A Natural Approach To Health
Living With Alzheimer’s
I had a question the other day about Alzheimer’s.
Alzheimer’s disease causes a steady loss of memory and of how well you can speak, think, and carry on daily activities.
It always gets worse over time, but how quickly it happens varies.
Some people lose the ability to do daily activities early on.
Others may still do fairly well until much later in the disease.
The risk of getting Alzheimer’s disease increases as you get older.
But this doesn’t mean everyone will get it.
Having a relative with Alzheimer’s raises your risk of getting it, but most people with Alzheimer’s disease don’t have a family history of it.
For most people, the first symptom of Alzheimer’s disease is memory loss.
Often the person who has a memory problem doesn’t notice it, but family and friends do.
But the person with the disease may also know something is wrong.
As the disease gets worse, the person may:
>Have trouble making decisions.
>Be confused about what time and day it is.
>Get lost in places he or she knows well.
>Have trouble learning and remembering new information.
>Have trouble finding the right words.
>Have more trouble doing daily tasks like cooking a meal or paying bills.
The symptoms of Alzheimer’s get worse slowly over time.
As people with Alzheimer’s get worse, they may get restless and wander, especially in late afternoon and at night.
This is called sundowning.
Over time, they may also start to act very different.
They may withdraw from family and friends.
They may see or hear things that aren’t really there.
They may falsely believe others are lying, cheating, using them, or trying to harm them.
They may strike out at others.
Later, they may not be able to take care of themselves.
They may not know their loved ones when they see them.
They may forget how to eat, dress, bathe, use the toilet, or get up from a bed or a chair and walk.
There’s no cure for Alzheimer’s disease, but medicines may slow symptoms down for a while and make the disease easier to live with.
To deal with Alzheimer’s it’s beneficial to:
*Drink 6-8 cups of purified water daily hydrates body and brain cells and flushes toxins (whether thirsty or not!).
*Butcher’s broom promotes healthy circulation.
*Curry consumption seems to improve cognitive function.
*Ginkgo biloba extract, taken in liquid or capsule form, acts as an antioxidant and increases blood flow to the brain.
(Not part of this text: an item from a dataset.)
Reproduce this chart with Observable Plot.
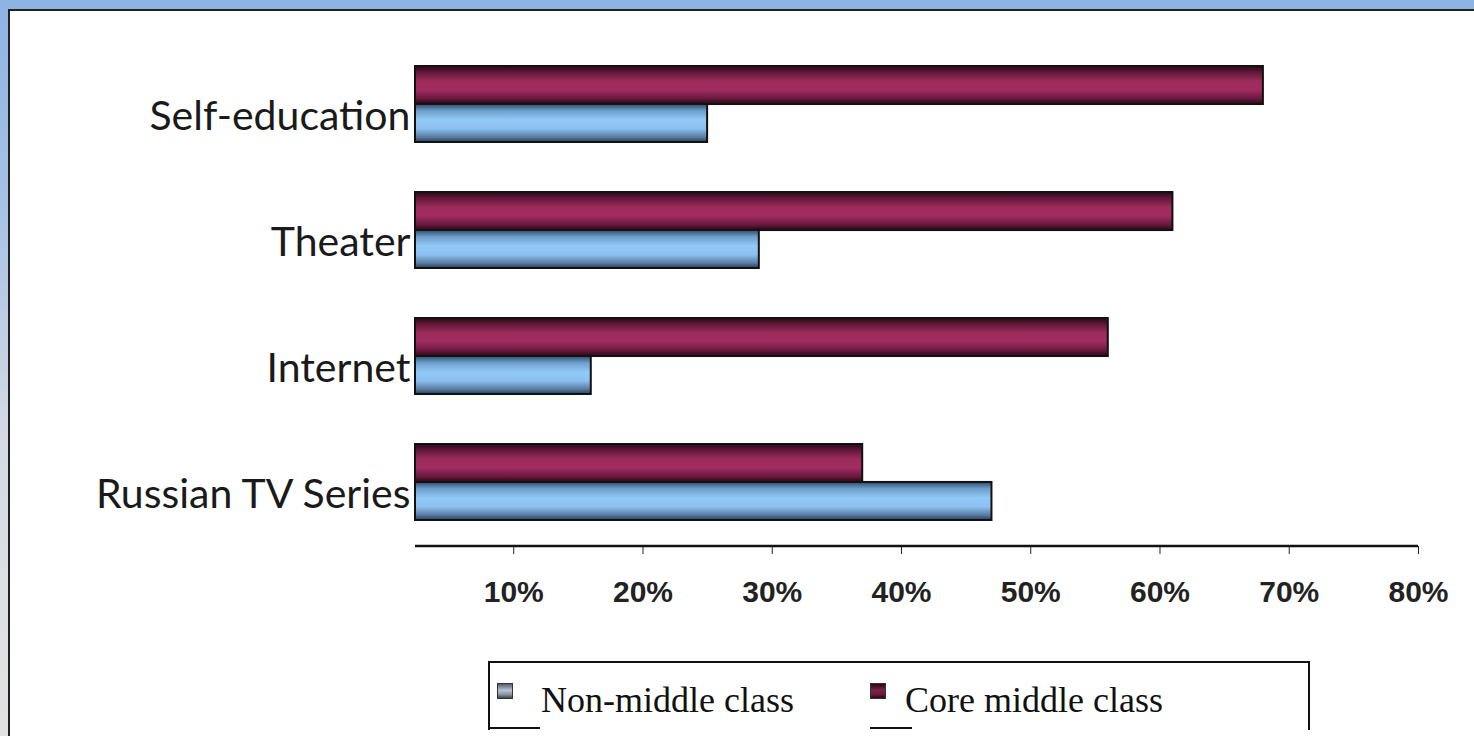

Take 100-200 mg of ginkgo biloba extract 3 times daily. (Don’t take if you have a bleeding disorder, or are scheduled for surgery or a dental procedure.)
*Valerian root improves sleep patterns when taken at bedtime.
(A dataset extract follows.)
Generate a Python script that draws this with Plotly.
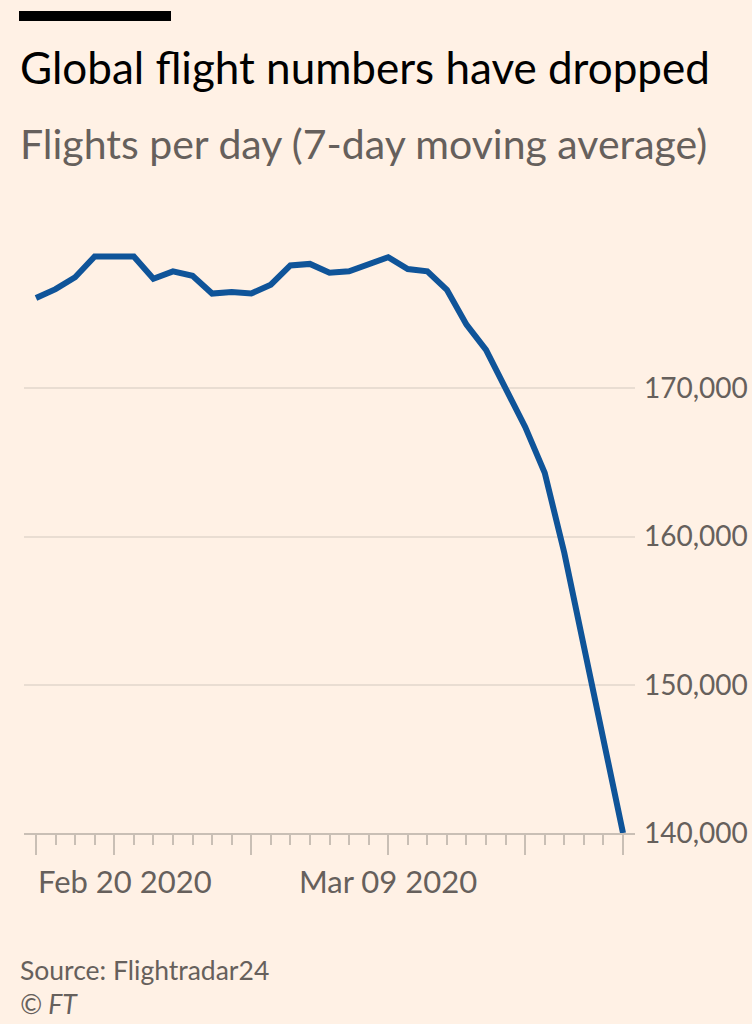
import plotly.graph_objects as go
import pandas as pd

# ---- data ----
dates = pd.date_range("2020-02-20", "2020-03-21", freq="D").strftime("%Y-%m-%d").tolist()
flights = [176100, 176700, 177500, 178900, 178900, 178900, 177400, 177900, 177600, 176400,
           176500, 176400, 177000, 178300, 178400, 177800, 177900, 178400, 178850, 178050,
           177900, 176650, 174300, 172600, 170100, 167400, 164300, 158900, 152600, 146200,
           140000]
major_ticks = ["2020-02-20", "2020-02-24", "2020-03-02", "2020-03-09", "2020-03-16", "2020-03-21"]
x_labels = ["2020-02-20", "2020-03-09"]
x_label_text = ["Feb 20 2020", "Mar 09 2020"]
y_ticks = [140000, 150000, 160000, 170000]
y_tick_text = ["140,000", "150,000", "160,000", "170,000"]

title = "Global flight numbers have dropped"
subtitle = "Flights per day (7-day moving average)"
source = "Source: Flightradar24"
credit = "© FT"

# ---- layout geometry (pixels) ----
W, H = 752, 1024
L, R = 24, 635
T, B = 230, 833

def px(x):
    return (x - L) / (R - L)

def py(y):
    return (B - y) / (B - T)

BG = "#FFF1E5"
FONT = "Lato"
GRAY = "#66605C"

fig = go.Figure()
fig.add_trace(go.Scatter(
    x=dates, y=flights, mode="lines",
    line=dict(color="#0F5499", width=6),
    hoverinfo="skip", showlegend=False,
))

annotations = [
    dict(text=title, x=px(18), y=py(67), xref="paper", yref="paper",
         xanchor="left", yanchor="middle", showarrow=False,
         font=dict(family=FONT, size=44, color="#000000")),
    dict(text=subtitle, x=px(18), y=py(143), xref="paper", yref="paper",
         xanchor="left", yanchor="middle", showarrow=False,
         font=dict(family=FONT, size=41, color=GRAY)),
    dict(text=source, x=px(18), y=py(970), xref="paper", yref="paper",
         xanchor="left", yanchor="middle", showarrow=False,
         font=dict(family=FONT, size=26.5, color=GRAY)),
    dict(text="<i>" + credit + "</i>", x=px(18), y=py(1004), xref="paper", yref="paper",
         xanchor="left", yanchor="middle", showarrow=False,
         font=dict(family=FONT, size=26.5, color=GRAY)),
]
for i, (d, t) in enumerate(zip(x_labels, x_label_text)):
    annotations.append(dict(
        text=t, x=d, y=py(881), xref="x", yref="paper",
        xanchor="left" if i == 0 else "center", yanchor="middle",
        showarrow=False,
        font=dict(family=FONT, size=31, color=GRAY)))

fig.update_layout(
    width=W, height=H,
    margin=dict(l=L, r=W - R, t=T, b=H - B, pad=0, autoexpand=False),
    paper_bgcolor=BG, plot_bgcolor=BG,
    showlegend=False,
    annotations=annotations,
    shapes=[dict(type="rect", xref="paper", yref="paper",
                 x0=px(19), x1=px(171), y0=py(21), y1=py(11),
                 fillcolor="#000000", line=dict(width=0))],
    xaxis=dict(
        type="date",
        range=["2020-02-19 09:18", "2020-03-21 14:42"],
        showgrid=False, zeroline=False,
        showline=True, linecolor="#C9BFB5", linewidth=2,
        tickmode="array", tickvals=major_ticks, showticklabels=False,
        ticks="outside", ticklen=20, tickwidth=1.5, tickcolor="#C9BFB5",
        minor=dict(ticks="outside", ticklen=10, tickwidth=1.5, tickcolor="#C9BFB5",
                   dtick=86400000, tick0="2020-02-20", showgrid=False),
        fixedrange=True, automargin=False,
    ),
    yaxis=dict(
        range=[140000, 140000 + (B - T) / 148.2 * 10000],
        side="right",
        tickmode="array", tickvals=y_ticks, ticktext=y_tick_text,
        showgrid=True, gridcolor="#E9DDD2", gridwidth=1.5,
        zeroline=False, showline=False, ticks="",
        ticklabelstandoff=8,
        tickfont=dict(family=FONT, size=28, color=GRAY),
        fixedrange=True, automargin=False,
    ),
)

fig.write_html("out.html")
*Keeping your brain busy may help slow down the progression of the disease. This means keeping active and intellectually involved, as well as getting plenty of exercise.
*Eat a well-balanced diet of natural foods.
*Have a hair analysis to rule out the possibility of heavy metal intoxication as the cause of symptoms.
*Include plenty of fiber in your diet. Try oat bran or rice bran.
*Have allergy testing performed to rule out environmental and/or food allergies.
*Avoid alcohol, cigarette smoke, processed foods, and environmental toxins, especially metals like aluminum and mercury. Smoking more than doubles the risk of developing dementia and Alzheimer’s disease.
*Increase life-giving, enzyme and nutrient rich, fresh, RAW fruits and veggies (preferably organic); consider fresh juicing.
*Support digestion, liver and colon; consider liver and/or colon cleanse; ensure daily (2x) bowel movements.
*Increase oxygen; deep breathing exercises, yoga, etc.
*Decrease toxic cleaning, laundry and personal care products.
*Decrease toxins/heavy metals exposure; avoid aluminum-containing items.
*Avoid MSG and all artificial sweeteners as they’re neurotoxins.